-- DATASET SECTION --
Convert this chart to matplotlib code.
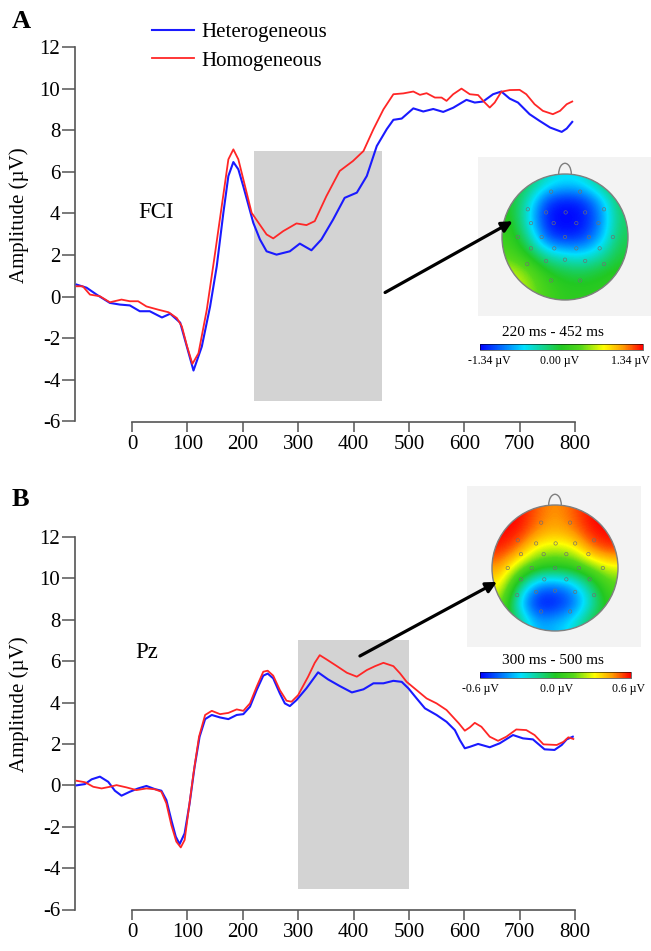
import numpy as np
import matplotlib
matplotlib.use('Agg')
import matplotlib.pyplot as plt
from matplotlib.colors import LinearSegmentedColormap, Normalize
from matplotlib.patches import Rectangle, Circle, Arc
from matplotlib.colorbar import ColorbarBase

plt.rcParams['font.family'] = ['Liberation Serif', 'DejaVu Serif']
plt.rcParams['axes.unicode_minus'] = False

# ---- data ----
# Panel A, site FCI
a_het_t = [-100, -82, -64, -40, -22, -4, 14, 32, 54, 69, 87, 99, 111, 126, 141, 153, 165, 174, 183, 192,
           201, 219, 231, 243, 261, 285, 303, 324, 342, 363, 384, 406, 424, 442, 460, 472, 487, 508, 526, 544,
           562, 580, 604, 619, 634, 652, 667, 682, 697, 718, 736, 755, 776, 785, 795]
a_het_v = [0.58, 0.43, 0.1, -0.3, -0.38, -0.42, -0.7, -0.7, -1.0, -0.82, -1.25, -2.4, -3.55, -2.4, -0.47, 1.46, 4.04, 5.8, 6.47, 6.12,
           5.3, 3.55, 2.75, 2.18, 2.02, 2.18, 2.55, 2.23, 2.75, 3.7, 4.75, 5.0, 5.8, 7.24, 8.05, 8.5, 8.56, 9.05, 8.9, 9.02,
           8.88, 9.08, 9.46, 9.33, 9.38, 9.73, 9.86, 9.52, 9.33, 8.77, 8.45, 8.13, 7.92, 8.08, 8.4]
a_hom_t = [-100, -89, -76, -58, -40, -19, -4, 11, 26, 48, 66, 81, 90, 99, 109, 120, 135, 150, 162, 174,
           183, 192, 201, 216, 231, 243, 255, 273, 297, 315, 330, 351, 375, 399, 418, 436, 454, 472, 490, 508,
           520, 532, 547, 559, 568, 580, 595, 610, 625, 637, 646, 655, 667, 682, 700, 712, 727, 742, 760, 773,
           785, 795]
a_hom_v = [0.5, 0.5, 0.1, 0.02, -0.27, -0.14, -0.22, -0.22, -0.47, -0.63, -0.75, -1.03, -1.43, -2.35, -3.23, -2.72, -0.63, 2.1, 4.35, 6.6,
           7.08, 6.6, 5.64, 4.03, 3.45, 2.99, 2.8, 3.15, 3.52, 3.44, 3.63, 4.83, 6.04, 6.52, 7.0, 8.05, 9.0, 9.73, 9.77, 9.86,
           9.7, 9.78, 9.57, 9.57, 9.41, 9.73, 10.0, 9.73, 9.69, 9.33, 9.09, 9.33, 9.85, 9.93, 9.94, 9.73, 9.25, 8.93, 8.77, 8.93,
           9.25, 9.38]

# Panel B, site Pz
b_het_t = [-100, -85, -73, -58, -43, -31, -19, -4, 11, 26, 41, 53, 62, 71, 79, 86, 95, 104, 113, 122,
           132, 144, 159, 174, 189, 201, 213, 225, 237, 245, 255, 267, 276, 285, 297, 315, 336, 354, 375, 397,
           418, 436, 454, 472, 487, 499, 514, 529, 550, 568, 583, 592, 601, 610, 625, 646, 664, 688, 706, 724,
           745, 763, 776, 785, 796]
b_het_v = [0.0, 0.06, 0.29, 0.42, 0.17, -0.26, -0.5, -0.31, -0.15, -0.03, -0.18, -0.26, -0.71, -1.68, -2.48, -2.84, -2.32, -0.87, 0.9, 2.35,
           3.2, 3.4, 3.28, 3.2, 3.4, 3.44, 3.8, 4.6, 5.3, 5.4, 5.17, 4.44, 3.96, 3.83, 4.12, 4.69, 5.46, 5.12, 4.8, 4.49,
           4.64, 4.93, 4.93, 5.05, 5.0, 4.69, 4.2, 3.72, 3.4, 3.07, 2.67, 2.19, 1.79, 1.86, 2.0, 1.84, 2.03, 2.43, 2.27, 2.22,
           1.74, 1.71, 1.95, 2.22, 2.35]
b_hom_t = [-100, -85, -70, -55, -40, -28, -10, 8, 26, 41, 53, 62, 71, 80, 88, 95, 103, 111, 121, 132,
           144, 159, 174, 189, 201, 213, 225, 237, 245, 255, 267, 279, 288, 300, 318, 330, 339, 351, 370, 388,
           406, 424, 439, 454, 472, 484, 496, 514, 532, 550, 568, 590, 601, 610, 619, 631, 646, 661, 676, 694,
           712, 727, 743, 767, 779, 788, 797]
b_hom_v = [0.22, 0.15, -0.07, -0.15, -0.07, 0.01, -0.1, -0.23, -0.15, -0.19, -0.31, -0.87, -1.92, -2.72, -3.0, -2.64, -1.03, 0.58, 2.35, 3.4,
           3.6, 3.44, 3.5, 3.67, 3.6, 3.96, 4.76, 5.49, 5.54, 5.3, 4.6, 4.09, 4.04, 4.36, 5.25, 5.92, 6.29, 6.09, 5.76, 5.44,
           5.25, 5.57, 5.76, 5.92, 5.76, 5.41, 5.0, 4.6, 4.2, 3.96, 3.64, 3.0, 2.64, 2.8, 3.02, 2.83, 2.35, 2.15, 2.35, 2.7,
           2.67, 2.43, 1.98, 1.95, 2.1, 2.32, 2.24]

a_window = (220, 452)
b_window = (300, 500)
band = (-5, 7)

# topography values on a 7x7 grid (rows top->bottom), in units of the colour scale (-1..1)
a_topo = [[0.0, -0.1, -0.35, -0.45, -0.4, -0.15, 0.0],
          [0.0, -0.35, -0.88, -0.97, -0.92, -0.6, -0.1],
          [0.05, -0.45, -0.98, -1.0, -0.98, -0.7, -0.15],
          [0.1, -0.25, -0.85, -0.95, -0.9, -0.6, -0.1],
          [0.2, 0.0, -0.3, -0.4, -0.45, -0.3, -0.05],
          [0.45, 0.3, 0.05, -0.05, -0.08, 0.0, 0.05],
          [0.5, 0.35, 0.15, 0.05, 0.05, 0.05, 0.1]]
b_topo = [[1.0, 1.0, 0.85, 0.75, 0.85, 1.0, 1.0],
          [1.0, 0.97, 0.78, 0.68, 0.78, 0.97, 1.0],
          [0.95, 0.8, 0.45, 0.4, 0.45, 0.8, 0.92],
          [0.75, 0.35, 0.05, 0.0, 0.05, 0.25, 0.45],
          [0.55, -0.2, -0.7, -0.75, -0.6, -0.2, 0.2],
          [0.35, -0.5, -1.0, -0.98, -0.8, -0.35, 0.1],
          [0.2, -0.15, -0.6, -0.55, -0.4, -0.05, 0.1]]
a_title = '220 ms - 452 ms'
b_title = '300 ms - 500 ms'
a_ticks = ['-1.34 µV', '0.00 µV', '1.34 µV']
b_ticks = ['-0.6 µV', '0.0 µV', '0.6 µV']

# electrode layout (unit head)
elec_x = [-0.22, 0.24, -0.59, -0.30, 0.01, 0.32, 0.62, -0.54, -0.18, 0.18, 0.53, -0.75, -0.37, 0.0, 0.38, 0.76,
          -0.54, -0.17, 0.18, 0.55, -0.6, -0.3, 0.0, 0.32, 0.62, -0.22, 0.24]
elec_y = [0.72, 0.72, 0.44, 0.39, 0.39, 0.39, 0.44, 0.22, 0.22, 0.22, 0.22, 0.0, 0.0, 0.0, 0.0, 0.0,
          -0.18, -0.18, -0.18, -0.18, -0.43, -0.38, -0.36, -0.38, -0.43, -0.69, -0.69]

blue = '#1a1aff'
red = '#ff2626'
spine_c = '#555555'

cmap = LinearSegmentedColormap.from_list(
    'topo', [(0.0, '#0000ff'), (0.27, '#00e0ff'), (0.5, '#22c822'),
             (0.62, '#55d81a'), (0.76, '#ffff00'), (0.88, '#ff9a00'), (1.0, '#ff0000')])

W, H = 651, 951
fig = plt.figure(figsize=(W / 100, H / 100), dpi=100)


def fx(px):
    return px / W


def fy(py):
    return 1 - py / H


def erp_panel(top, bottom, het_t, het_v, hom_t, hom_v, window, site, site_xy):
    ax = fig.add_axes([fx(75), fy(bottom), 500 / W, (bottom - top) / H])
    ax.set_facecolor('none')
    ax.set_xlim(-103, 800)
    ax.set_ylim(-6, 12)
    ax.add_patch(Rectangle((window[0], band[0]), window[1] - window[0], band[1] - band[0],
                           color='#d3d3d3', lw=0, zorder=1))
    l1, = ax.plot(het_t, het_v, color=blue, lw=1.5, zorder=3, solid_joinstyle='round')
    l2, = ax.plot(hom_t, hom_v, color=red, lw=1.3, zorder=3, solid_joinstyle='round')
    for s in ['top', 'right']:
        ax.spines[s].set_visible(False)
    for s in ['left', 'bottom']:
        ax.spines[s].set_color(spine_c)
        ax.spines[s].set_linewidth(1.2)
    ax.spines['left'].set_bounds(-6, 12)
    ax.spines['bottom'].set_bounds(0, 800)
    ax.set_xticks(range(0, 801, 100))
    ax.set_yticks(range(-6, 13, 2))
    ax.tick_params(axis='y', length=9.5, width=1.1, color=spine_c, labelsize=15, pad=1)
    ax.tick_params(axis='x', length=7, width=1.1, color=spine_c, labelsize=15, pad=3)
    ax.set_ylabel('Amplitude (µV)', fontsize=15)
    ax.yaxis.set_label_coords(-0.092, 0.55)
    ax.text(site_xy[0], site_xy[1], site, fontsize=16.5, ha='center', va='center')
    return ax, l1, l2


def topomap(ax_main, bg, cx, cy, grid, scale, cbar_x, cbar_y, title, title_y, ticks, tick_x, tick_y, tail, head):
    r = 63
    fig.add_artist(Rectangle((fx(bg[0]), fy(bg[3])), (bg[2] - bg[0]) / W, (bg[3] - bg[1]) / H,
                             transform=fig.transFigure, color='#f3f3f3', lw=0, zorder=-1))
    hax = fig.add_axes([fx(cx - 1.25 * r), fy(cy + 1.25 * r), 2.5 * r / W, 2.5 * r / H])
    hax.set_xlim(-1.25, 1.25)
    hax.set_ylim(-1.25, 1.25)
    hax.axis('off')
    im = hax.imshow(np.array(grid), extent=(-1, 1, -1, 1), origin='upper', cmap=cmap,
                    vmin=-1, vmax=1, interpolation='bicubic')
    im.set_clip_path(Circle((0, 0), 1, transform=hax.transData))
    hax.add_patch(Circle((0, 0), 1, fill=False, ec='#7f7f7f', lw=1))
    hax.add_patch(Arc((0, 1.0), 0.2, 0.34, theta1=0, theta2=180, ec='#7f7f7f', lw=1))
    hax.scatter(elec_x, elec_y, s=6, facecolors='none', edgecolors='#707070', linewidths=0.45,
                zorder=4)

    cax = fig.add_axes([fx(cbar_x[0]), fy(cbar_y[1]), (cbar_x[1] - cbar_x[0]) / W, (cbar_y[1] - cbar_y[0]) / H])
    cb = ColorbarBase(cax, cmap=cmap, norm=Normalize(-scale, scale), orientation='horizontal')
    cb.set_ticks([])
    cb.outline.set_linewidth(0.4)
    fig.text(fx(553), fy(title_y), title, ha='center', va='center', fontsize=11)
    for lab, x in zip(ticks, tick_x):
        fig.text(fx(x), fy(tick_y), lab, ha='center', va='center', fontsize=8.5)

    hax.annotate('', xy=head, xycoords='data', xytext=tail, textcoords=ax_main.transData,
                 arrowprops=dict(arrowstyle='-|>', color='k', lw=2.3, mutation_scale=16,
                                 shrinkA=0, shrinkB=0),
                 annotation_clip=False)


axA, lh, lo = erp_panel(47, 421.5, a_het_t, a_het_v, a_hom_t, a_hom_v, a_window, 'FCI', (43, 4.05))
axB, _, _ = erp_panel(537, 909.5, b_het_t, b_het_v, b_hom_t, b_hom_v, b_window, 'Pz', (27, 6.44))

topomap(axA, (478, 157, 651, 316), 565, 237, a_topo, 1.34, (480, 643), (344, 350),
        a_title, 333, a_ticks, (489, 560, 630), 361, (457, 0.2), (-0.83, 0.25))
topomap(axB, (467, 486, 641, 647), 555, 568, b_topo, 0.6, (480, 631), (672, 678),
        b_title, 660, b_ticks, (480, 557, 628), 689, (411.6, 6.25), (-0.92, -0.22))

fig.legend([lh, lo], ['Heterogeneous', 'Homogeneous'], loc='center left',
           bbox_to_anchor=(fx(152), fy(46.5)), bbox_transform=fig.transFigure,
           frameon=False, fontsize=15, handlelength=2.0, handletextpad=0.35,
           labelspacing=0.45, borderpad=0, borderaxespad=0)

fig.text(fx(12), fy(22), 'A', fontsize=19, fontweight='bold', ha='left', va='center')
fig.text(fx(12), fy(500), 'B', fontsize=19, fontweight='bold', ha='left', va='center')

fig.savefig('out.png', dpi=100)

-- EXERCISE DIRECTIONS --
Write out again, exactly, the lines from the start of the listing up to the line containing "plt.rcParams['axes.unicode_minus'] = False", with both ends and without pictures.

-- THE REPLY --
Convert this chart to matplotlib code.
import numpy as np
import matplotlib
matplotlib.use('Agg')
import matplotlib.pyplot as plt
from matplotlib.colors import LinearSegmentedColormap, Normalize
from matplotlib.patches import Rectangle, Circle, Arc
from matplotlib.colorbar import ColorbarBase

plt.rcParams['font.family'] = ['Liberation Serif', 'DejaVu Serif']
plt.rcParams['axes.unicode_minus'] = False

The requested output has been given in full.